- _TASK TO CARRY OUT_:
Print all of the lines exactly. Any picture among them stays out.

- _MATERIAL PROVIDED_:
------------------------------------------------
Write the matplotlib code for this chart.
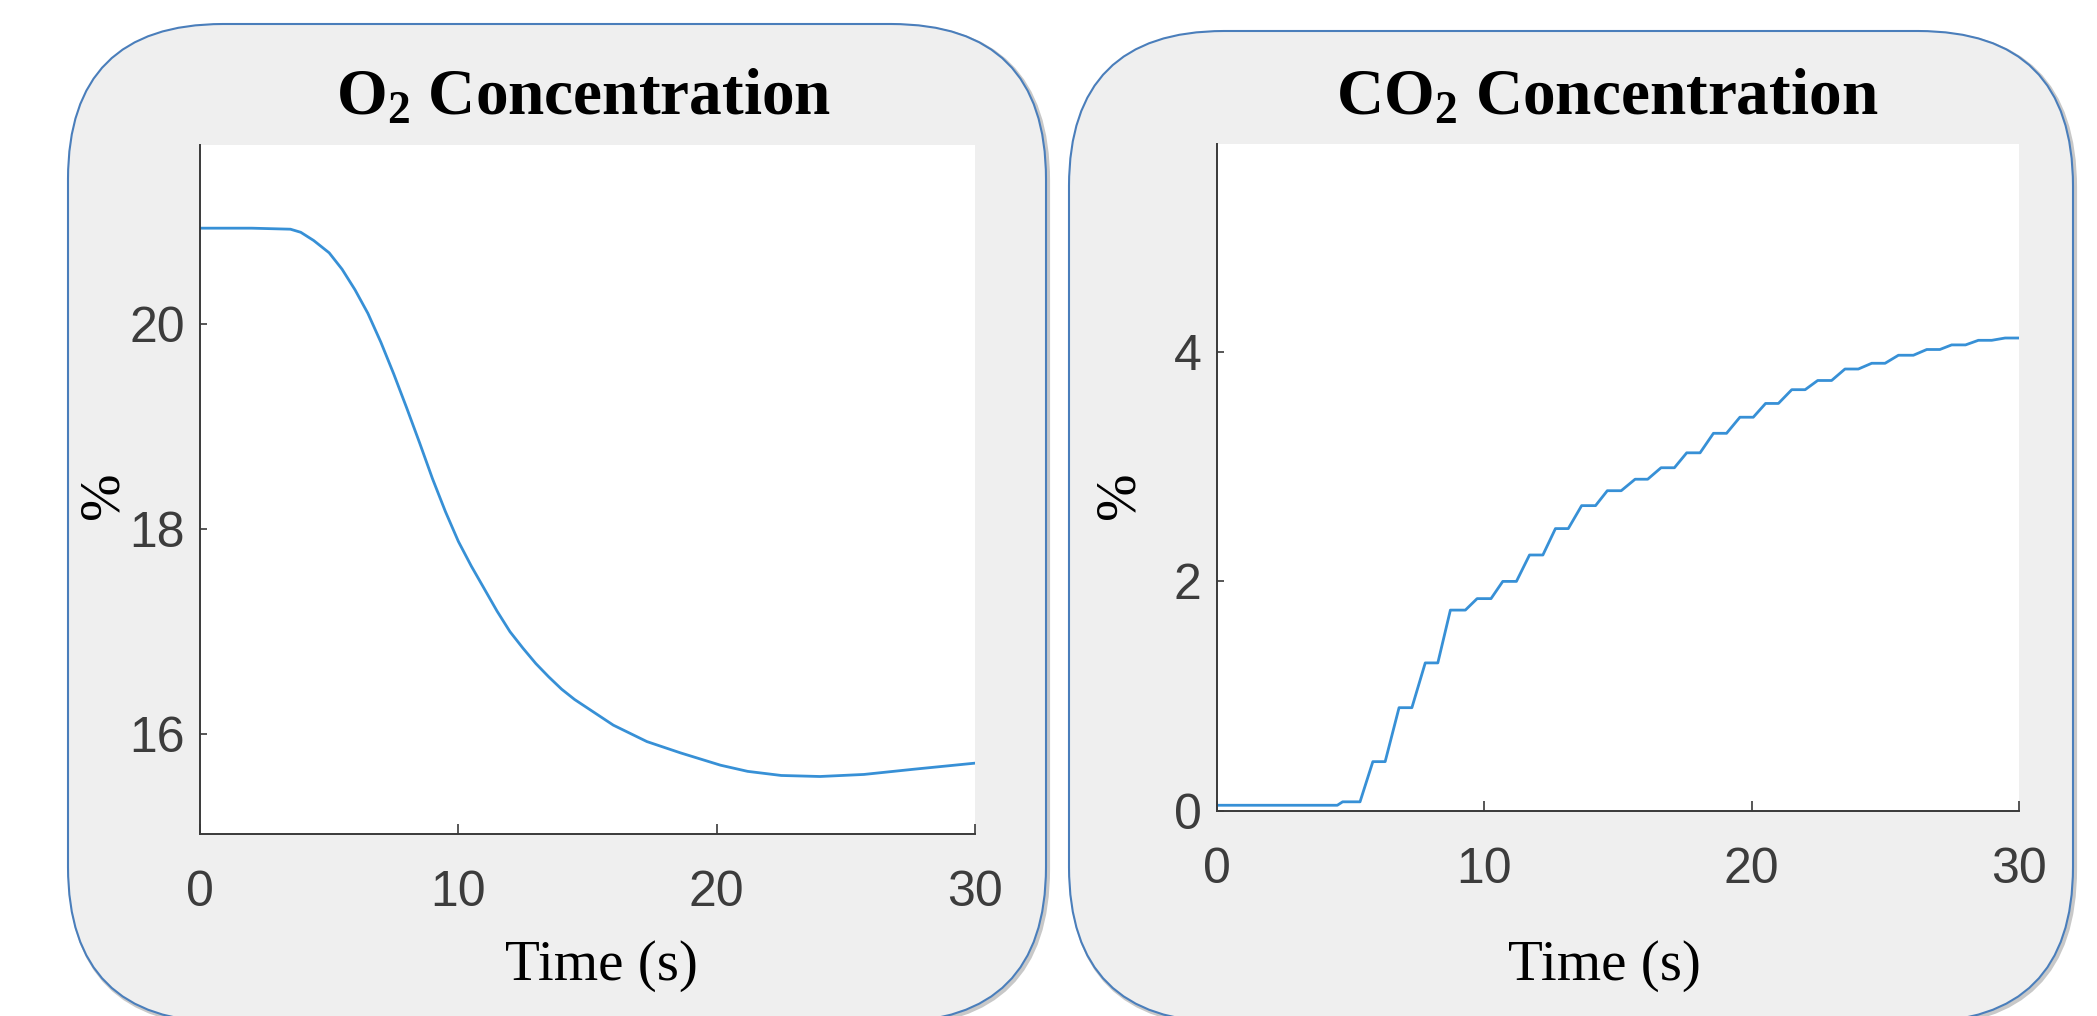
import matplotlib
matplotlib.use('Agg')
import matplotlib.pyplot as plt
from matplotlib.patches import FancyBboxPatch
from matplotlib.transforms import IdentityTransform

# O2 trace (% vs s)
o2_t = [0, 2.0, 3.5, 3.9, 4.4, 5.0, 5.5, 6.0, 6.5, 7.0, 7.5, 8.0, 8.5, 9.0, 9.5, 10.0,
        10.5, 11.0, 11.5, 12.0, 12.5, 13.0, 13.5, 14.0, 14.5, 15.1, 16.0, 17.3, 18.6,
        20.15, 21.2, 22.5, 24.0, 25.7, 27.6, 30]
o2_v = [20.93, 20.93, 20.92, 20.89, 20.81, 20.69, 20.53, 20.33, 20.10, 19.82, 19.51,
        19.18, 18.84, 18.49, 18.17, 17.88, 17.64, 17.42, 17.20, 17.00, 16.84, 16.69,
        16.56, 16.44, 16.34, 16.24, 16.09, 15.93, 15.82, 15.70, 15.64, 15.60, 15.59,
        15.61, 15.66, 15.72]

# CO2 trace (stair-like)
co2_t = [0, 4.5, 4.7, 5.35, 5.83, 6.29, 6.81, 7.29, 7.79, 8.26, 8.73, 9.29, 9.73, 10.25,
         10.69, 11.2, 11.69, 12.19, 12.66, 13.14, 13.64, 14.16, 14.6, 15.12, 15.64, 16.11,
         16.61, 17.11, 17.57, 18.07, 18.57, 19.06, 19.56, 20.06, 20.52, 21.0, 21.5, 22.0,
         22.47, 22.99, 23.49, 23.99, 24.49, 24.99, 25.49, 26.05, 26.55, 27.04, 27.48, 28.0,
         28.48, 28.98, 29.48, 30]
co2_v = [0.05, 0.05, 0.08, 0.08, 0.43, 0.43, 0.90, 0.90, 1.29, 1.29, 1.75, 1.75, 1.85, 1.85,
         2.0, 2.0, 2.23, 2.23, 2.46, 2.46, 2.66, 2.66, 2.79, 2.79, 2.89, 2.89, 2.99, 2.99,
         3.12, 3.12, 3.29, 3.29, 3.43, 3.43, 3.55, 3.55, 3.67, 3.67, 3.75, 3.75, 3.85, 3.85,
         3.90, 3.90, 3.97, 3.97, 4.02, 4.02, 4.06, 4.06, 4.10, 4.10, 4.12, 4.12]

x_ticks = [0, 10, 20, 30]
o2_yticks = [16, 18, 20]
co2_yticks = [0, 2, 4]

W, H = 2097, 1016
plt.rcParams['mathtext.fontset'] = 'custom'
plt.rcParams['mathtext.rm'] = 'Liberation Serif:bold'
plt.rcParams['mathtext.it'] = 'Liberation Serif:bold'
plt.rcParams['mathtext.bf'] = 'Liberation Serif:bold'

tick_font = ['Liberation Sans Narrow', 'Liberation Sans', 'DejaVu Sans']
serif = ['Liberation Serif', 'DejaVu Serif']
line_col = '#3790d6'
box_fc = '#efefef'
box_ec = '#4a7ebb'

fig = plt.figure(figsize=(W / 100, H / 100), dpi=100, facecolor='white')

# rounded panels (pixel coordinates, origin bottom-left)
for x0, y0, w, h in [(68, -6, 978, 998), (1069, -6, 1004, 991)]:
    shadow = FancyBboxPatch((x0 + 2, y0 - 2), w, h, boxstyle='round,pad=0,rounding_size=155',
                            transform=IdentityTransform(), fc='none', ec='#c8c8c8',
                            lw=3, zorder=-2)
    fig.add_artist(shadow)
    box = FancyBboxPatch((x0, y0), w, h, boxstyle='round,pad=0,rounding_size=155',
                         transform=IdentityTransform(), fc=box_fc, ec=box_ec,
                         lw=1.5, zorder=-1)
    fig.add_artist(box)


def px_axes(x0, top, x1, bottom):
    return fig.add_axes([x0 / W, 1 - bottom / H, (x1 - x0) / W, (bottom - top) / H])


def style(ax, yticks):
    ax.set_facecolor('white')
    for s in ['top', 'right']:
        ax.spines[s].set_visible(False)
    for s in ['left', 'bottom']:
        ax.spines[s].set_color('#3a3a3a')
        ax.spines[s].set_linewidth(1.4)
    ax.set_xlim(0, 30)
    ax.set_xticks(x_ticks)
    ax.set_yticks(yticks)
    ax.tick_params(axis='x', direction='in', length=7, width=1.2, color='#3a3a3a',
                   pad=26, labelsize=36, labelcolor='#3c3c3c')
    ax.tick_params(axis='y', direction='in', length=5, width=1.2, color='#3a3a3a',
                   pad=11, labelsize=36, labelcolor='#3c3c3c')
    for lab in ax.get_xticklabels() + ax.get_yticklabels():
        lab.set_fontfamily(tick_font)


ax1 = px_axes(200, 145, 975, 834)
ax1.plot(o2_t, o2_v, color=line_col, lw=2.0)
ax1.set_ylim(15.03, 21.74)
style(ax1, o2_yticks)

ax2 = px_axes(1217, 144, 2019, 811)
ax2.plot(co2_t, co2_v, color=line_col, lw=2.0)
ax2.set_ylim(0, 5.81)
style(ax2, co2_yticks)

# titles
fig.text(584 / W, 1 - 114 / H, r'O$_2$ Concentration', ha='center', va='baseline',
         fontsize=47, fontweight='bold', family=serif)
fig.text(1607 / W, 1 - 114 / H, r'CO$_2$ Concentration', ha='center', va='baseline',
         fontsize=47, fontweight='bold', family=serif)

# axis labels
for cx in [601, 1604]:
    fig.text(cx / W, 1 - 980 / H, 'Time (s)', ha='center', va='baseline',
             fontsize=41, family=serif)
for cx in [103, 1120]:
    fig.text(cx / W, 1 - 495 / H, '%', ha='center', va='center', rotation=90,
             fontsize=41, family=serif)

fig.savefig('out.png', dpi=100, facecolor='white')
------------------------------------------------
- _SOLUTION TO THE PROBLEM_:
Write the matplotlib code for this chart.
import matplotlib
matplotlib.use('Agg')
import matplotlib.pyplot as plt
from matplotlib.patches import FancyBboxPatch
from matplotlib.transforms import IdentityTransform

# O2 trace (% vs s)
o2_t = [0, 2.0, 3.5, 3.9, 4.4, 5.0, 5.5, 6.0, 6.5, 7.0, 7.5, 8.0, 8.5, 9.0, 9.5, 10.0,
        10.5, 11.0, 11.5, 12.0, 12.5, 13.0, 13.5, 14.0, 14.5, 15.1, 16.0, 17.3, 18.6,
        20.15, 21.2, 22.5, 24.0, 25.7, 27.6, 30]
o2_v = [20.93, 20.93, 20.92, 20.89, 20.81, 20.69, 20.53, 20.33, 20.10, 19.82, 19.51,
        19.18, 18.84, 18.49, 18.17, 17.88, 17.64, 17.42, 17.20, 17.00, 16.84, 16.69,
        16.56, 16.44, 16.34, 16.24, 16.09, 15.93, 15.82, 15.70, 15.64, 15.60, 15.59,
        15.61, 15.66, 15.72]

# CO2 trace (stair-like)
co2_t = [0, 4.5, 4.7, 5.35, 5.83, 6.29, 6.81, 7.29, 7.79, 8.26, 8.73, 9.29, 9.73, 10.25,
         10.69, 11.2, 11.69, 12.19, 12.66, 13.14, 13.64, 14.16, 14.6, 15.12, 15.64, 16.11,
         16.61, 17.11, 17.57, 18.07, 18.57, 19.06, 19.56, 20.06, 20.52, 21.0, 21.5, 22.0,
         22.47, 22.99, 23.49, 23.99, 24.49, 24.99, 25.49, 26.05, 26.55, 27.04, 27.48, 28.0,
         28.48, 28.98, 29.48, 30]
co2_v = [0.05, 0.05, 0.08, 0.08, 0.43, 0.43, 0.90, 0.90, 1.29, 1.29, 1.75, 1.75, 1.85, 1.85,
         2.0, 2.0, 2.23, 2.23, 2.46, 2.46, 2.66, 2.66, 2.79, 2.79, 2.89, 2.89, 2.99, 2.99,
         3.12, 3.12, 3.29, 3.29, 3.43, 3.43, 3.55, 3.55, 3.67, 3.67, 3.75, 3.75, 3.85, 3.85,
         3.90, 3.90, 3.97, 3.97, 4.02, 4.02, 4.06, 4.06, 4.10, 4.10, 4.12, 4.12]

x_ticks = [0, 10, 20, 30]
o2_yticks = [16, 18, 20]
co2_yticks = [0, 2, 4]

W, H = 2097, 1016
plt.rcParams['mathtext.fontset'] = 'custom'
plt.rcParams['mathtext.rm'] = 'Liberation Serif:bold'
plt.rcParams['mathtext.it'] = 'Liberation Serif:bold'
plt.rcParams['mathtext.bf'] = 'Liberation Serif:bold'

tick_font = ['Liberation Sans Narrow', 'Liberation Sans', 'DejaVu Sans']
serif = ['Liberation Serif', 'DejaVu Serif']
line_col = '#3790d6'
box_fc = '#efefef'
box_ec = '#4a7ebb'

fig = plt.figure(figsize=(W / 100, H / 100), dpi=100, facecolor='white')

# rounded panels (pixel coordinates, origin bottom-left)
for x0, y0, w, h in [(68, -6, 978, 998), (1069, -6, 1004, 991)]:
    shadow = FancyBboxPatch((x0 + 2, y0 - 2), w, h, boxstyle='round,pad=0,rounding_size=155',
                            transform=IdentityTransform(), fc='none', ec='#c8c8c8',
                            lw=3, zorder=-2)
    fig.add_artist(shadow)
    box = FancyBboxPatch((x0, y0), w, h, boxstyle='round,pad=0,rounding_size=155',
                         transform=IdentityTransform(), fc=box_fc, ec=box_ec,
                         lw=1.5, zorder=-1)
    fig.add_artist(box)


def px_axes(x0, top, x1, bottom):
    return fig.add_axes([x0 / W, 1 - bottom / H, (x1 - x0) / W, (bottom - top) / H])


def style(ax, yticks):
    ax.set_facecolor('white')
    for s in ['top', 'right']:
        ax.spines[s].set_visible(False)
    for s in ['left', 'bottom']:
        ax.spines[s].set_color('#3a3a3a')
        ax.spines[s].set_linewidth(1.4)
    ax.set_xlim(0, 30)
    ax.set_xticks(x_ticks)
    ax.set_yticks(yticks)
    ax.tick_params(axis='x', direction='in', length=7, width=1.2, color='#3a3a3a',
                   pad=26, labelsize=36, labelcolor='#3c3c3c')
    ax.tick_params(axis='y', direction='in', length=5, width=1.2, color='#3a3a3a',
                   pad=11, labelsize=36, labelcolor='#3c3c3c')
    for lab in ax.get_xticklabels() + ax.get_yticklabels():
        lab.set_fontfamily(tick_font)


ax1 = px_axes(200, 145, 975, 834)
ax1.plot(o2_t, o2_v, color=line_col, lw=2.0)
ax1.set_ylim(15.03, 21.74)
style(ax1, o2_yticks)

ax2 = px_axes(1217, 144, 2019, 811)
ax2.plot(co2_t, co2_v, color=line_col, lw=2.0)
ax2.set_ylim(0, 5.81)
style(ax2, co2_yticks)

# titles
fig.text(584 / W, 1 - 114 / H, r'O$_2$ Concentration', ha='center', va='baseline',
         fontsize=47, fontweight='bold', family=serif)
fig.text(1607 / W, 1 - 114 / H, r'CO$_2$ Concentration', ha='center', va='baseline',
         fontsize=47, fontweight='bold', family=serif)

# axis labels
for cx in [601, 1604]:
    fig.text(cx / W, 1 - 980 / H, 'Time (s)', ha='center', va='baseline',
             fontsize=41, family=serif)
for cx in [103, 1120]:
    fig.text(cx / W, 1 - 495 / H, '%', ha='center', va='center', rotation=90,
             fontsize=41, family=serif)

fig.savefig('out.png', dpi=100, facecolor='white')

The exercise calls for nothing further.